Our History

In 1911, McAlester’s social and athletic life was was brought to a new level when a small group of citizens formed the McAlester Country Club.

In 1910, a strip of land 160 acres long was rented for the cost of thirty-two dollars and fifty cents per year. This land, which just four years before had been Indian Territory, was in 1914 bought for the price of $2,400. This included all 160 acres.

The source behind the effort was a man by the name of Melvin Cornish, a local attorney and first president of the club.

One of the first problems that the new board of directors faced was what to do with the pest house which stood near what is now the number one green.

Pest houses were common at the time and were used to quarantine victims of communicable diseases. Each one of these houses had a cook. They also had several guards to keep the quarantined persons from leaving. This particular pest house was in use at the time the club bought the land and housed several poor victims of small pox and other such diseases. The board had to decide to shut the pest house down in order to build the golf course.
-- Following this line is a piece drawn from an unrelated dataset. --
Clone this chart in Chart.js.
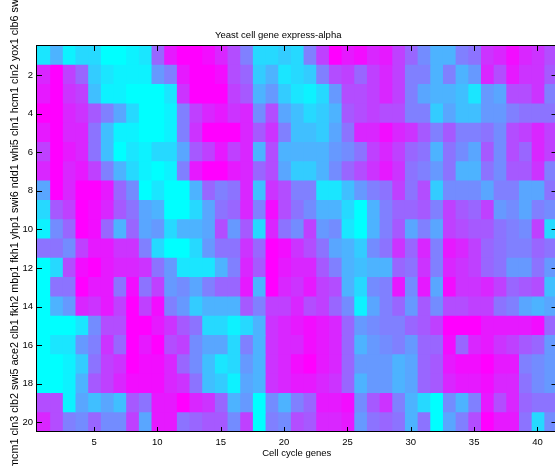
<!DOCTYPE html>
<html>
<head>
<meta charset="utf-8">
<script src="https://cdn.jsdelivr.net/npm/chart.js@4/dist/chart.umd.min.js"></script>
<style>
  html, body { margin: 0; padding: 0; background: #fff; overflow: hidden; }
  #wrap { width: 555px; height: 466px; overflow: hidden; }
  #box { width: 557px; height: 466px; position: relative; }
</style>
</head>
<body>
<div id="wrap"><div id="box"><canvas id="heat"></canvas></div></div>
<script>
// row labels (1..20, top to bottom) and column numbers (1..41)
const rowLabels = Array.from({ length: 20 }, (_, i) => String(i + 1));
const colNumbers = Array.from({ length: 41 }, (_, i) => i + 1);
const xTicks = [5, 10, 15, 20, 25, 30, 35, 40];
const yTicks = [2, 4, 6, 8, 10, 12, 14, 16, 18, 20];
const yLabelGenes = ['mcm1', 'cln3', 'clb2', 'swi5', 'ace2', 'clb1', 'fkh2', 'mbp1', 'fkh1', 'yhp1',
  'swi6', 'ndd1', 'whi5', 'cln1', 'hcm1', 'cln2', 'yox1', 'clb6', 'swi4'];

// normalised expression, 0 = cyan ... 1 = magenta
const row01 = [0.1, 0.3, 0.05, 0.15, 0.15, 0, 0, 0.05, 0.1, 0.6, 0.9, 1, 1, 0.95, 0.85, 0.7, 0.5, 0.15, 0.15, 0.2, 0.15, 0.5, 0.75, 1, 0.9, 0.95, 0.85, 0.9, 0.75, 0.6, 0.45, 0.3, 0.3, 0.5, 0.55, 0.8, 0.85, 0.95, 0.85, 0.8, 0.7];
const row02 = [0.85, 1, 0.75, 0.6, 0.2, 0.1, 0.05, 0.05, 0.05, 0.4, 0.5, 0.9, 1, 1, 0.95, 0.7, 0.6, 0.2, 0.3, 0.1, 0.15, 0.2, 0.5, 0.7, 0.75, 0.6, 0.75, 0.85, 0.75, 0.5, 0.5, 0.3, 0.5, 0.3, 0.4, 0.85, 0.7, 0.9, 0.8, 0.8, 0.65];
const row03 = [0.9, 1, 0.8, 0.75, 0.25, 0.05, 0.05, 0, 0, 0, 0.1, 0.8, 1, 1, 1, 0.75, 0.65, 0.3, 0.4, 0.2, 0.1, 0.05, 0.15, 0.4, 0.7, 0.7, 0.75, 0.85, 0.75, 0.5, 0.35, 0.3, 0.3, 0.25, 0.1, 0.4, 0.35, 0.7, 0.7, 0.8, 0.5];
const row04 = [1, 1, 0.85, 0.8, 0.65, 0.5, 0.35, 0.15, 0, 0, 0.05, 0.5, 0.75, 0.85, 0.9, 0.8, 0.85, 0.45, 0.7, 0.35, 0.25, 0.15, 0.2, 0.3, 0.65, 0.7, 0.75, 0.7, 0.7, 0.5, 0.5, 0.2, 0.35, 0.25, 0.25, 0.4, 0.4, 0.5, 0.55, 0.55, 0.55];
const row05 = [0.9, 1, 0.85, 0.85, 0.55, 0.25, 0.05, 0.05, 0, 0, 0.05, 0.5, 0.8, 1, 1, 1, 0.85, 0.65, 0.8, 0.5, 0.25, 0.25, 0.2, 0.35, 0.55, 0.85, 0.85, 0.95, 0.85, 0.8, 0.65, 0.5, 0.65, 0.5, 0.5, 0.55, 0.45, 0.7, 0.75, 0.85, 0.75];
const row06 = [0.75, 1, 0.9, 0.85, 0.55, 0.25, 0, 0.1, 0.05, 0.15, 0.15, 0.35, 0.65, 0.75, 0.9, 0.75, 0.85, 0.3, 0.7, 0.3, 0.3, 0.3, 0.3, 0.4, 0.45, 0.55, 0.75, 0.85, 0.75, 0.6, 0.55, 0.3, 0.55, 0.45, 0.35, 0.65, 0.45, 0.7, 0.6, 0.85, 0.75];
const row07 = [0.85, 1, 0.85, 0.9, 0.75, 0.5, 0.3, 0.15, 0.05, 0, 0.05, 0.5, 0.9, 1, 1, 0.9, 0.85, 0.6, 0.7, 0.35, 0.2, 0.2, 0.3, 0.45, 0.6, 0.7, 0.8, 0.9, 0.8, 0.55, 0.5, 0.4, 0.55, 0.3, 0.3, 0.55, 0.45, 0.65, 0.65, 0.8, 0.5];
const row08 = [0.35, 1, 0.85, 1, 1, 0.9, 0.6, 0.45, 0, 0.1, 0, 0, 0.3, 0.6, 0.5, 0.55, 0.85, 0.25, 0.8, 0.7, 0.5, 0.5, 0.1, 0.1, 0.25, 0.4, 0.5, 0.55, 0.75, 0.55, 0.7, 0.2, 0.45, 0.45, 0.45, 0.35, 0.5, 0.5, 0.35, 0.35, 0.55];
const row09 = [0.15, 0.65, 0.75, 1, 0.95, 0.85, 0.65, 0.55, 0.35, 0.3, 0, 0, 0.15, 0.35, 0.55, 0.6, 0.85, 0.5, 0.95, 0.7, 0.55, 0.45, 0.3, 0.3, 0.15, 0, 0.3, 0.5, 0.6, 0.6, 0.65, 0.5, 0.75, 0.65, 0.6, 0.75, 0.4, 0.45, 0.35, 0.5, 0.45];
const row10 = [0.05, 0.45, 0.6, 1, 0.95, 0.6, 0.3, 0.6, 0.35, 0.4, 0.15, 0.3, 0.3, 0.35, 0.7, 0.4, 0.65, 0.15, 0.85, 0.55, 0.45, 0.75, 0.4, 0.45, 0.1, 0, 0.3, 0.5, 0.65, 0.35, 0.5, 0.35, 0.75, 0.7, 0.65, 0.65, 0.55, 0.5, 0.45, 0.75, 0.15];
const row11 = [0.55, 0.55, 0.45, 0.75, 0.9, 0.9, 0.8, 0.8, 0.5, 0.15, 0, 0, 0.15, 0.4, 0.55, 0.55, 0.8, 0.6, 1, 0.95, 0.8, 0.7, 0.55, 0.35, 0.3, 0.2, 0.45, 0.55, 0.8, 0.6, 0.85, 0.5, 0.9, 0.85, 0.75, 0.6, 0.55, 0.5, 0.5, 0.6, 0.55];
const row12 = [0, 0.15, 0.7, 0.95, 1, 0.9, 0.85, 0.85, 0.8, 0.55, 0.4, 0.1, 0.1, 0.1, 0.3, 0.5, 0.85, 0.65, 1, 0.9, 0.85, 0.85, 0.65, 0.5, 0.3, 0.25, 0.3, 0.3, 0.6, 0.55, 0.8, 0.5, 0.85, 0.8, 0.75, 0.6, 0.55, 0.4, 0.4, 0.55, 0.4];
const row13 = [0, 0.55, 0.55, 1, 0.9, 0.9, 0.55, 0.95, 0.55, 0.75, 0.4, 0.45, 0.35, 0.5, 0.6, 0.6, 0.9, 0.3, 1, 0.85, 0.8, 0.9, 0.75, 0.7, 0.3, 0.15, 0.45, 0.5, 0.9, 0.45, 0.9, 0.35, 0.95, 0.8, 0.8, 0.85, 0.75, 0.6, 0.65, 0.7, 0.25];
const row14 = [0, 0.3, 0.4, 0.85, 0.8, 0.9, 0.75, 1, 0.75, 0.95, 0.5, 0.4, 0.2, 0.3, 0.3, 0.3, 0.65, 0.5, 0.75, 0.75, 0.85, 0.7, 0.75, 0.6, 0.45, 0.05, 0.35, 0.5, 0.6, 0.4, 0.65, 0.45, 0.7, 0.7, 0.75, 0.75, 0.55, 0.5, 0.35, 0.3, 0.35];
const row15 = [0, 0, 0, 0.1, 0.45, 0.7, 0.7, 1, 1, 0.9, 0.8, 0.65, 0.55, 0.15, 0.15, 0.05, 0.15, 0.3, 0.8, 0.85, 0.9, 0.95, 0.9, 0.85, 0.6, 0.4, 0.45, 0.5, 0.5, 0.6, 0.65, 0.75, 1, 1, 1, 0.9, 0.9, 0.9, 0.9, 0.95, 0.6];
const row16 = [0, 0.1, 0.1, 0.4, 0.5, 0.8, 0.6, 1, 0.9, 1, 0.7, 0.75, 0.45, 0.35, 0.35, 0.15, 0.5, 0.3, 0.8, 0.85, 0.85, 0.95, 0.9, 0.85, 0.6, 0.3, 0.4, 0.45, 0.5, 0.4, 0.6, 0.6, 0.95, 0.6, 0.85, 0.9, 0.8, 0.75, 0.65, 0.6, 0.4];
const row17 = [0, 0, 0.05, 0.2, 0.55, 0.75, 0.8, 1, 0.95, 0.95, 0.85, 0.6, 0.45, 0.25, 0.1, 0.15, 0.4, 0.3, 0.8, 0.85, 0.95, 1, 0.9, 0.85, 0.6, 0.4, 0.4, 0.4, 0.3, 0.35, 0.6, 0.65, 0.9, 0.95, 0.95, 1, 0.9, 0.9, 0.5, 0.45, 0.4];
const row18 = [0, 0, 0.05, 0.3, 0.65, 0.75, 0.85, 0.95, 0.95, 0.95, 0.85, 0.8, 0.55, 0.25, 0.2, 0.05, 0.35, 0.3, 0.8, 0.85, 0.9, 0.9, 0.85, 0.8, 0.6, 0.3, 0.4, 0.4, 0.3, 0.35, 0.6, 0.65, 0.85, 0.9, 0.9, 0.95, 0.85, 0.85, 0.55, 0.45, 0.4];
const row19 = [0.7, 0.7, 0.05, 0.35, 0.25, 0.35, 0.25, 0.65, 0.55, 0.9, 0.9, 1, 0.85, 0.8, 0.6, 0.3, 0.4, 0, 0.45, 0.3, 0.5, 0.6, 0.9, 0.9, 0.95, 0.45, 0.65, 0.8, 0.5, 0.3, 0.15, 0, 0.45, 0.3, 0.5, 0.9, 0.7, 0.85, 0.6, 0.55, 0.55];
const row20 = [0.85, 0.7, 0.5, 0.45, 0.6, 0.45, 0.45, 0.75, 0.35, 0.9, 0.9, 0.55, 0.6, 0.65, 0.65, 0.45, 0.75, 0, 0.5, 0.45, 0.7, 0.65, 0.85, 0.85, 0.9, 0.4, 0.55, 0.6, 0.55, 0.3, 0.55, 0, 0.35, 0.5, 0.7, 1, 0.9, 0.9, 0.55, 0.15, 0.45];

const rowValues = [row01, row02, row03, row04, row05, row06, row07, row08, row09, row10,
  row11, row12, row13, row14, row15, row16, row17, row18, row19, row20];

const FONT = 'Liberation Sans, Arial, Helvetica, sans-serif';

// matlab "cool" colormap
function coolColor(t) {
  const r = Math.round(255 * t);
  const g = Math.round(255 * (1 - t));
  return 'rgb(' + r + ',' + g + ',255)';
}

// one floating-bar dataset per column, one bar per row
const datasets = colNumbers.map((c, ci) => ({
  label: 'col ' + c,
  data: rowValues.map(() => [c - 0.5, c + 0.5]),
  backgroundColor: rowValues.map(r => coolColor(r[ci])),
  borderWidth: 0,
  grouped: false,
  barPercentage: 1,
  categoryPercentage: 1,
  inflateAmount: 0.5
}));

// box, inward ticks and the rotated gene label
const axesBox = {
  id: 'axesBox',
  afterDatasetsDraw(chart) {
    const { ctx, chartArea: a, scales: { x, y } } = chart;
    ctx.save();
    ctx.strokeStyle = '#000';
    ctx.lineWidth = 1;
    ctx.beginPath();
    xTicks.forEach(v => {
      const px = Math.round(x.getPixelForValue(v)) + 0.5;
      ctx.moveTo(px, a.bottom); ctx.lineTo(px, a.bottom - 5);
      ctx.moveTo(px, a.top); ctx.lineTo(px, a.top + 5);
    });
    yTicks.forEach(v => {
      const py = Math.round(y.getPixelForValue(v - 1)) + 0.5;
      ctx.moveTo(a.left, py); ctx.lineTo(a.left + 5, py);
      ctx.moveTo(a.right, py); ctx.lineTo(a.right - 5, py);
    });
    ctx.stroke();
    ctx.strokeRect(Math.round(a.left) - 0.5, Math.round(a.top) - 0.5,
      Math.round(a.right - a.left), Math.round(a.bottom - a.top));

    // y label: gene names, reads bottom to top
    ctx.fillStyle = '#000';
    ctx.font = '10.8px ' + FONT;
    ctx.textAlign = 'left';
    ctx.textBaseline = 'middle';
    ctx.translate(15, 468);
    ctx.rotate(-Math.PI / 2);
    ctx.fillText(yLabelGenes.join(' '), 0, 0);
    ctx.restore();
  }
};

Chart.defaults.font.family = FONT;
Chart.defaults.color = '#000';

new Chart(document.getElementById('heat'), {
  type: 'bar',
  data: { labels: rowLabels, datasets: datasets },
  options: {
    indexAxis: 'y',
    responsive: true,
    maintainAspectRatio: false,
    devicePixelRatio: 1,
    animation: false,
    events: [],
    layout: { padding: { left: 0, right: 0.5, top: 0, bottom: 0 } },
    plugins: {
      legend: { display: false },
      tooltip: { enabled: false },
      title: {
        display: true,
        text: 'Yeast cell gene express-alpha',
        color: '#000',
        font: { size: 9.5, weight: 'normal' },
        padding: { top: 29.5, bottom: 5.1 }
      }
    },
    scales: {
      x: {
        type: 'linear',
        position: 'bottom',
        min: 0.5,
        max: 41.5,
        grid: { display: false, drawTicks: false },
        border: { display: false },
        ticks: {
          stepSize: 5,
          includeBounds: false,
          autoSkip: false,
          maxRotation: 0,
          padding: 5,
          color: '#000',
          font: { size: 9.5 }
        },
        title: {
          display: true,
          text: 'Cell cycle genes',
          color: '#000',
          font: { size: 9.5 },
          padding: { top: 0, bottom: 7.3 }
        },
        afterFit(scale) { scale.height = 34; }
      },
      y: {
        type: 'category',
        position: 'left',
        grid: { display: false, drawTicks: false },
        border: { display: false },
        ticks: {
          autoSkip: false,
          padding: 4,
          color: '#000',
          font: { size: 9.5 },
          callback: (val, i) => (yTicks.includes(i + 1) ? rowLabels[i] : '')
        },
        afterFit(scale) { scale.width = 37; }
      }
    }
  },
  plugins: [axesBox]
});
</script>
</body>
</html>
At the April 29, 1911 board meeting, plans for a building 40 by 60 by 16 feet were requested. All was approved and the building was started on June 14, 1911. The open-air pavilion was finished on September 12, 1911 at a cost of $8,000.

Authur Jackson designed what is now called the “original nine” of the McAlester Golf course. He came to Oklahoma in 1907 from Scotland. In 1912, he became the assistant pro at the Tulsa Golf and Country Club. This was a few years after he designed three Oklahoma golf courses including the McAlester course. The golf course was ready for use in 1911, the first year the club was in operation.

The holes of the original nine stand much like they did when Jackson designed it. Some of the fairways have been lengthened and some have been shortened. Sand greens were used in the first 15 to 20 years, but later in the 1920’s bermuda grass was put in by inmate labor from the Oklahoma State Penitentiary. The Inmates would come early in the morning for work. The club would feed them their noon meal and they would work until late evening.

Hired in 1911, the first golf professional was named Guy P. Crooks. He served as pro for eight years until 1919. He and the next nine men to serve as pros were not “official” because none belonged to the Professional Golf Association. A more appropriate title would have been “greenskeepers” although many of them were good golfers. The first PGA Professional James H. Shelton arrived in 1957.

The club employed a number of golf-pros such as Bob Dickson, the 1967 U.S. and British Amateur Champion, two-time PGA Tour winner and one-time Champions Tour winner.

Since the original golf course was completed, tennis courts, swimming pools and a driving range have been added. A second nine holes, designed by PGA Professional Carl Higgins, was completed in 1999 which was intermingled with the old nine to form the course in the layout that exists today.

Since 1958, McAlester Country Club is host to one of the longest-running individual medal-play tournaments in Oklahoma. The MCC Invitational.